Optional ingredients

  • Additional citrus fruit of your choosing
  • Lavender soda
  • Lavender sprig
  • Cucumber slice
  • Shaved ginger
  • Ginger beer

Putting it together

This cocktail is built in a stirring glass, stirred, and strained over new ice, but it can also be built in the drinking glass.

  1. Add gin and lemon juice to glass
  2. Stir with ice
  3. Add to a new glass with ice
  4. Add blackberry ginger ale to your liking
  5. Garnish with a lemon twist, expressed.

Many hear "gin" and immediately grimace. It invokes thoughts of grandma's pungent perfume, slushies somehow made of pine cones, and the holiday section of JoAnn Fabrics.

Can you taste it? That bitter and overbearing garbage juice?

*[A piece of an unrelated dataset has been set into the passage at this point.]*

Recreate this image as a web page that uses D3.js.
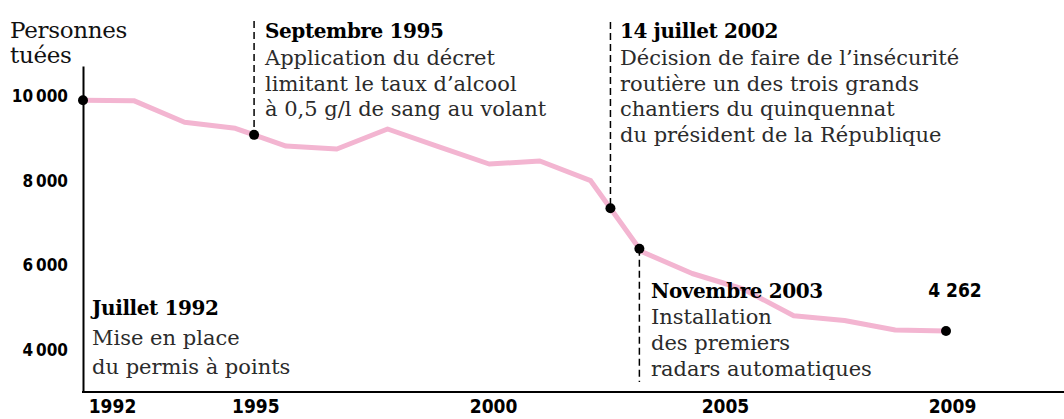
<!DOCTYPE html>
<html><head><meta charset="utf-8">
<script src="https://cdn.jsdelivr.net/npm/d3@7"></script>
<style>html,body{margin:0;padding:0;background:#fff;} svg{display:block}</style>
</head><body><svg id="chart" width="1064" height="419"></svg>
<script>
// ---------- data ----------
const years  = [1992,1993,1994,1995,1996,1997,1998,1999,2000,2001,2002,2003,2004,2005,2006,2007,2008,2009];
const deaths = [9910,9900,9387,9245,8825,8754,9228,8813,8399,8470,8004,6327,5806,5439,4807,4693,4468,4444];
const yTicks = [4000,6000,8000,10000];
const xTickYears  = [1992,1995,2000,2005,2009];
const xTickLabels = ["1992","1995","2000","2005","2009"];
const yTitle = ["Personnes","tuées"];
const eventDates  = [1992, 1995.37, 2002.39, 2002.96];
const eventTitles = ["Juillet 1992","Septembre 1995","14 juillet 2002","Novembre 2003"];
const eventTexts  = [
  ["Mise en place","du permis à points"],
  ["Application du décret","limitant le taux d\u2019alcool","à 0,5 g/l de sang au volant"],
  ["Décision de faire de l\u2019insécurité","routière un des trois grands","chantiers du quinquennat","du président de la République"],
  ["Installation","des premiers","radars automatiques"]
];
const lastLabel = "4\u00a0262";

// ---------- layout ----------
const W = 1064, H = 419;
const svg = d3.select("#chart");
const x = d3.scaleLinear().domain([1992, 2009]).range([83, 946]);
const y = d3.scaleLinear().domain([3000, 10720]).range([392, 66]);
const valueAt = d3.scaleLinear().domain(years).range(deaths);

const serif = "'DejaVu Serif', serif";
const sansB = "'DejaVu Sans Condensed', 'DejaVu Sans', sans-serif";
const fr = d3.formatLocale({decimal: ",", thousands: "\u202f", grouping: [3], currency: ["", " €"]});
const fmt = fr.format(",d");

// y title
svg.append("g").selectAll("text").data(yTitle).join("text")
  .attr("x", 10).attr("y", (d, i) => 38 + i * 25)
  .attr("font-family", serif).attr("font-size", 23).attr("fill", "#111")
  .attr("letter-spacing", -0.3)
  .text(d => d);

// y axis
const gy = svg.append("g").attr("transform", "translate(83,0)")
  .call(d3.axisLeft(y).tickValues(yTicks).tickSize(0).tickPadding(15).tickFormat(fmt));
gy.select(".domain").attr("stroke", "#000").attr("stroke-width", 2);
gy.selectAll("text").attr("font-family", sansB).attr("font-weight", "bold")
  .attr("font-size", 17).attr("fill", "#000");

// x axis
const gx = svg.append("g").attr("transform", "translate(0,392)")
  .call(d3.axisBottom(x).tickValues(xTickYears).tickSize(0).tickPadding(7.5)
    .tickFormat((d, i) => xTickLabels[i]));
gx.select(".domain").remove();
gx.append("line").attr("x1", x.range()[0] - 1).attr("x2", W).attr("stroke", "#000").attr("stroke-width", 2);
const nudge = [29, 20, 4, -18, 6];
gx.selectAll(".tick text")
  .attr("dx", (d, i) => nudge[i])
  .attr("font-family", sansB).attr("font-weight", "bold").attr("font-size", 19).attr("fill", "#000");

// line
const line = d3.line().x((d, i) => x(years[i])).y(d => y(d));
svg.append("path").datum(deaths)
  .attr("d", line).attr("fill", "none")
  .attr("stroke", "#f3b5d1").attr("stroke-width", 5).attr("stroke-linejoin", "round");

// event dashed lines
const dashLayout = [null, {y1: 21}, {y1: 22}, {y2: 382}];
eventDates.forEach((d, i) => {
  const L = dashLayout[i]; if (!L) return;
  const ex = x(d), ey = y(valueAt(d));
  svg.append("line")
    .attr("x1", ex).attr("x2", ex)
    .attr("y1", L.y1 !== undefined ? L.y1 : ey)
    .attr("y2", L.y2 !== undefined ? L.y2 : ey)
    .attr("stroke", "#000").attr("stroke-width", 1.5).attr("stroke-dasharray", "7,4");
});

// annotations text
const textLayout = [
  {x: 92,  ys: [315, 345, 374]},
  {x: 265, ys: [37.5, 64.5, 90.5, 116]},
  {x: 620, ys: [38, 65, 90.5, 116, 141.5]},
  {x: 651, ys: [298, 324, 350, 376]}
];
eventTitles.forEach((t, i) => {
  const L = textLayout[i];
  const g = svg.append("g");
  g.append("text").attr("x", L.x).attr("y", L.ys[0])
    .attr("font-family", serif).attr("font-weight", "bold").attr("font-size", 20)
    .attr("fill", "#000").attr("letter-spacing", -0.4).text(t);
  g.selectAll("text.body").data(eventTexts[i]).join("text").attr("class", "body")
    .attr("x", L.x).attr("y", (d, j) => L.ys[j + 1])
    .attr("font-family", serif).attr("font-size", 21).attr("fill", "#2b2b2b")
    .text(d => d);
});

// dots
const dotDates = eventDates.concat([years[years.length - 1]]);
svg.append("g").selectAll("circle").data(dotDates).join("circle")
  .attr("cx", d => x(d)).attr("cy", d => y(valueAt(d))).attr("r", 5).attr("fill", "#000");

// last value label
svg.append("text").attr("x", x(2009) + 9).attr("y", 297)
  .attr("text-anchor", "middle").attr("font-family", sansB).attr("font-weight", "bold")
  .attr("font-size", 19).attr("fill", "#000").text(lastLabel);
</script></body></html>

I get it. The first time I smelled gin I was eighteen, fresh out of high school, and immediately asked why I didn't just chug the ten year old bottle of cologne on my shelf.

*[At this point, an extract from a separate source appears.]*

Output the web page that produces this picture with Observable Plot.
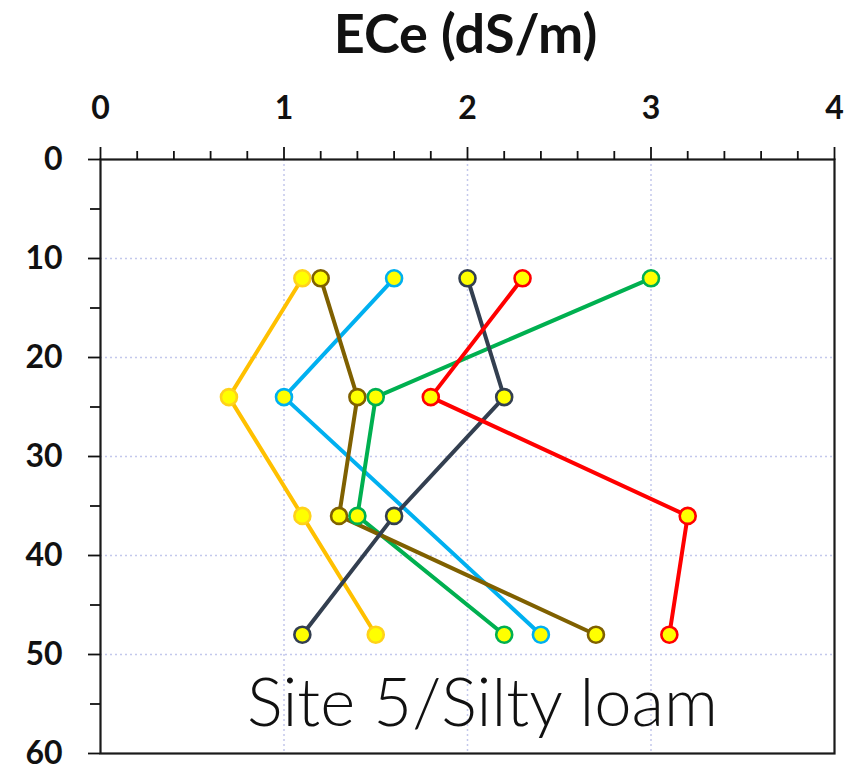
<!DOCTYPE html>
<html>
<head>
<meta charset="utf-8">
<script src="https://cdn.jsdelivr.net/npm/d3@7"></script>
<script src="https://cdn.jsdelivr.net/npm/@observablehq/plot@0.6"></script>
<style>
  html, body { margin: 0; padding: 0; background: #fff; }
  #chart svg { display: block; }
</style>
</head>
<body>
<div id="chart"></div>
<script>
// Depths (cm) at which ECe was sampled
const depths = [12, 24, 36, 48];
// ECe (dS/m) per profile series
const seriesNames = ["yellow", "cyan", "green", "brown", "dark", "red"];
const yellowVals = [1.1, 0.7, 1.1, 1.5];
const cyanVals   = [1.6, 1.0, null, 2.4];
const greenVals  = [3.0, 1.5, 1.4, 2.2];
const brownVals  = [1.2, 1.4, 1.3, 2.7];
const darkVals   = [2.0, 2.2, 1.6, 1.1];
const redVals    = [2.3, 1.8, 3.2, 3.1];
const lineColors = ["#FFC000", "#00B0F0", "#00B050", "#7F6000", "#333F50", "#FF0000"];
const markerStroke = ["#FFD21A", "#00B0F0", "#00B050", "#7F6000", "#333F50", "#FF0000"];
const xTicks = [0, 1, 2, 3, 4];
const yTicks = [0, 10, 20, 30, 40, 50, 60];
const title = "ECe (dS/m)";
const siteLabel = "Site 5/Silty loam";

const allVals = [yellowVals, cyanVals, greenVals, brownVals, darkVals, redVals];
const rows = [];
seriesNames.forEach((s, i) => {
  depths.forEach((d, j) => {
    const v = allVals[i][j];
    if (v != null) rows.push({series: s, idx: i, depth: d, ece: v});
  });
});
const bySeries = i => rows.filter(r => r.idx === i);
const dotOrder = [0, 3, 1, 2, 4, 5];

const xMinor = d3.range(0, 4.0001, 0.2).map(v => +v.toFixed(1)).filter(v => !xTicks.includes(v));
const yMinor = d3.range(5, 60, 10);

const marks = [
  Plot.gridX({ticks: [1, 2, 3], stroke: "#c3c8ec", strokeOpacity: 1, strokeWidth: 1.5, strokeDasharray: "2,3"}),
  Plot.gridY({ticks: [10, 20, 30, 40, 50], stroke: "#c3c8ec", strokeOpacity: 1, strokeWidth: 1.5, strokeDasharray: "2,3"}),
  Plot.frame({stroke: "#1a1a1a", strokeWidth: 2.2}),
  Plot.axisX({anchor: "top", ticks: xMinor, tickSize: 9, text: null, label: null, stroke: "#111", strokeWidth: 1.8}),
  Plot.axisX({anchor: "top", ticks: xTicks, tickSize: 13, tickPadding: 28, tickFormat: d3.format("d"), label: null,
    stroke: "#111", strokeWidth: 1.8, fontSize: 32, fontWeight: "bold", fill: "#111"}),
  Plot.axisY({anchor: "left", ticks: yMinor, tickSize: 10, text: null, label: null, stroke: "#111", strokeWidth: 1.8}),
  Plot.axisY({anchor: "left", ticks: yTicks, tickSize: 12, tickPadding: 26, tickFormat: d3.format("d"), label: null,
    stroke: "#111", strokeWidth: 1.8, fontSize: 32, fontWeight: "bold", fill: "#111"}),
];
seriesNames.forEach((s, i) => {
  marks.push(Plot.line(bySeries(i), {x: "ece", y: "depth", stroke: lineColors[i], strokeWidth: 4}));
});
dotOrder.forEach(i => {
  marks.push(Plot.dot(bySeries(i), {x: "ece", y: "depth", r: 8, fill: "#FFFF00", stroke: markerStroke[i], strokeWidth: 2.6}));
});
marks.push(Plot.text([title], {frameAnchor: "top", text: d => d, dx: -2, dy: -107, fontSize: 54, fontWeight: "bold", fill: "#111", lineAnchor: "bottom"}));
marks.push(Plot.text([siteLabel], {frameAnchor: "bottom", text: d => d, dx: 15, dy: -28, fontSize: 67, fontWeight: 300, fill: "#111", lineAnchor: "bottom"}));

const chart = Plot.plot({
  width: 868,
  height: 767,
  marginTop: 159,
  marginLeft: 100,
  marginRight: 34,
  marginBottom: 14,
  style: {fontFamily: "Lato, sans-serif", background: "#fff", overflow: "visible"},
  x: {domain: [0, 4], axis: null},
  y: {domain: [0, 60], reverse: true, axis: null},
  marks
});
document.getElementById("chart").append(chart);
</script>
</body>
</html>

Throw away all your previous thoughts on gin. Gin has a wide range, much like wine. Gin is simply a clear spirit distilled from malt or grain that is infused or flavored with botanicals, typically juniper.

People often say "Oh, I don't drink *insert liquor here*" because they tried it once, someone poured them a cheap or poorly made drink, and they hated. This gin cocktail is a great place to start for someone who doesn't typically drink gin.

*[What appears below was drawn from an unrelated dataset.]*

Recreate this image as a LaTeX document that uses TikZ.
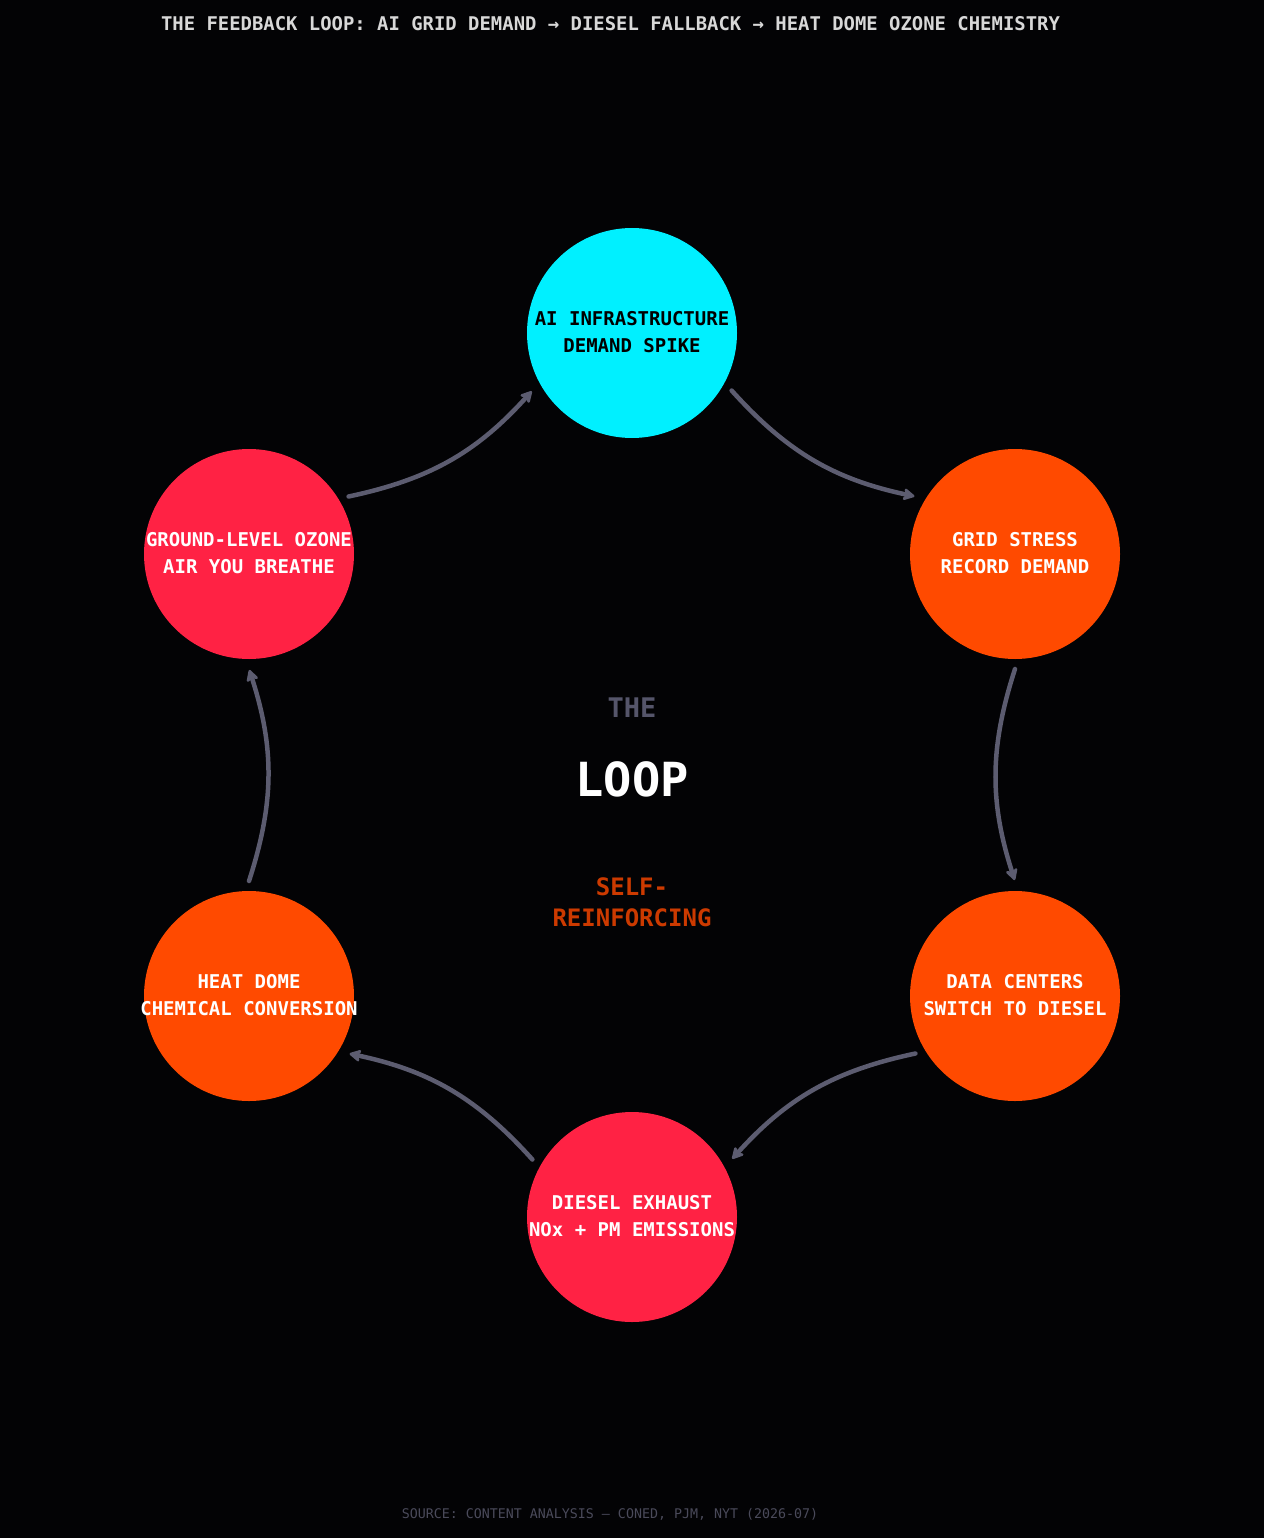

Hendricks Summer Solstice is a limited release gin with a different flavor profile than your typical gin. For starters, Hendricks is one of the only gins that uses cucumber, which is why it is one of my favorites. I tend to lean more towards botanical and fruit gins than purely juniper driven gins (though I don't fully discriminate.)

Summer Solstice has a very floral forward profile, with some noticeable citrus and even berry flavors, and subtle sweetness. It's more approachable than your average gin, especially because juniper is barely detectable. Many wouldn't even identify it as gin.

Blackberry is a natural pairing for this gin. It's sweetness and color match perfectly. Gin and ginger is a common two part drink, as is gin and tonic. Lucky for us, Canada Dry makes a Blackberry Ginger Ale ready to go.

It's certainly possible to take a ginger ale or ginger beer and mix in some blackberry juice or even make your own with real ginger, blackberries, sugar, and soda water, but I find it far easier to simply buy a 2-liter at the grocery store.

Lemon adds to the nose of this very floral drink, accenting the citrus present and adding a bit of contrast for the eye as well.

I find this drink refreshing, but still savory as the complexity of the gin leaves much to be discovered. So be a bit adventurous and start discovering.